Em 1972, Nixon rejeitou a recomendação de uma comissão federal que recomendava a descriminalização da maconha.
Quando Nixon nomeou a chamada Comissão Shafer para pesquisar e emitir um relatório sobre as leis federais sobre maconha, a maioria das pessoas esperava que isso reforçasse a posição da administração de que a cannabis era uma droga perigosa que deveria ser criminalizada. Mas não foi isso que os membros concluíram em seu relatório.

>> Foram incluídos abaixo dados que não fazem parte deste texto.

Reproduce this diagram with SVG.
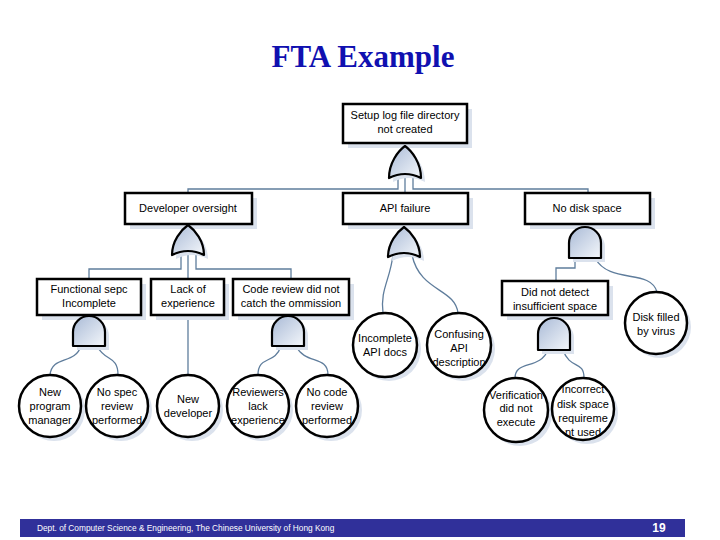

O painel, que foi formalmente intitulado “Comissão Nacional sobre Maconha e Abuso de Drogas”, concluiu que, embora o uso de maconha possa representar alguns riscos à saúde, a política de criminalização é excessiva e desnecessária. O relatório da comissão de 14 membros, que foi nomeada pelo próprio Nixon e líderes do Congresso, recomendou a descriminalização.
“Uma política social coerente requer uma alteração fundamental das atitudes sociais em relação ao uso de drogas e uma disposição para embarcar em novos cursos quando ações anteriores falharam”, escreveu a comissão.
O relatório do painel declarou claramente que “o direito penal é uma ferramenta muito severa para ser aplicada à posse pessoal, mesmo no esforço de desencorajar o uso”.
“Implica uma acusação esmagadora do comportamento que acreditamos não ser apropriado. O dano real e potencial do uso da droga não é grande o suficiente para justificar a intrusão da lei criminal no comportamento privado, um passo que nossa sociedade toma apenas com a maior relutância”, disse.
Portanto, a comissão concluiu que reformas sejam promulgadas para que “a posse de maconha para uso pessoal não seja mais uma infração, [e a] distribuição casual de pequenas quantidades de maconha sem remuneração, ou remuneração insignificante, não seja mais uma infração”.
Nixon ignorou as descobertas, mas então, no ano seguinte, fez os comentários recém-descobertos sobre a maconha não ser “particularmente perigosa”.
As gravações recentemente descobertas foram compartilhadas com o New York Times após serem desenterradas pelo lobista da cannabis de Minnesota, Kurtis Hanna, em um conjunto de uploads recentes da Biblioteca Presidencial e Museu Richard Nixon.
“O presidente Nixon, o homem que sancionou o projeto de lei para colocar a maconha na Lista I, que a manteve na Lista I após o relatório da Comissão Shafer e que criou a Drug Enforcement Administration (DEA) por meio de ação administrativa, não acreditava que a maconha fosse viciante ou perigosa”, disse Hanna ao portal Marijuana Moment.
“Jack Herer declarou em 1973, ‘O Imperador Não Usa Roupas’, em seu livro de mesmo nome”, disse Hanna. “Por meio da divulgação do áudio que encontrei, agora temos prova definitiva do próprio ‘Imperador’ admitindo em particular que sabia que estava nu”.
Embora Nixon possa ser ouvido nas fitas admitindo que achava que as penalidades para a maconha eram muito severas, ele também deixou claro que não apoiava sua legalização total.
“Mas não somos a favor da legalização, não quero encorajar a coisa das drogas”, ele disse em uma gravação. “Estamos começando a vencer a luta contra as drogas. Este não é o momento de ‘baixar as barras’ e encorajar, basicamente, as pessoas a abrir a discussão sobre a cultura das drogas”.
O conselheiro de política interna de Nixon, John Ehrlichman, admitiu mais tarde que a insistência do presidente em criminalizar pessoas por drogas era parte de uma manobra política para minar “a esquerda anti-guerra e os negros”.
“Sabíamos que não poderíamos tornar ilegal ser contra a guerra ou ser negro, mas ao fazer o público associar os hippies à maconha e os negros à heroína, e então criminalizar ambos pesadamente, poderíamos perturbar essas comunidades”, disse Ehrlichman em uma entrevista de 1994 publicada pela Harper’s em 2016. “Poderíamos prender seus líderes, invadir suas casas, interromper suas reuniões e difamá-los noite após noite no noticiário noturno. Sabíamos que estávamos mentindo sobre as drogas? Claro que sabíamos”.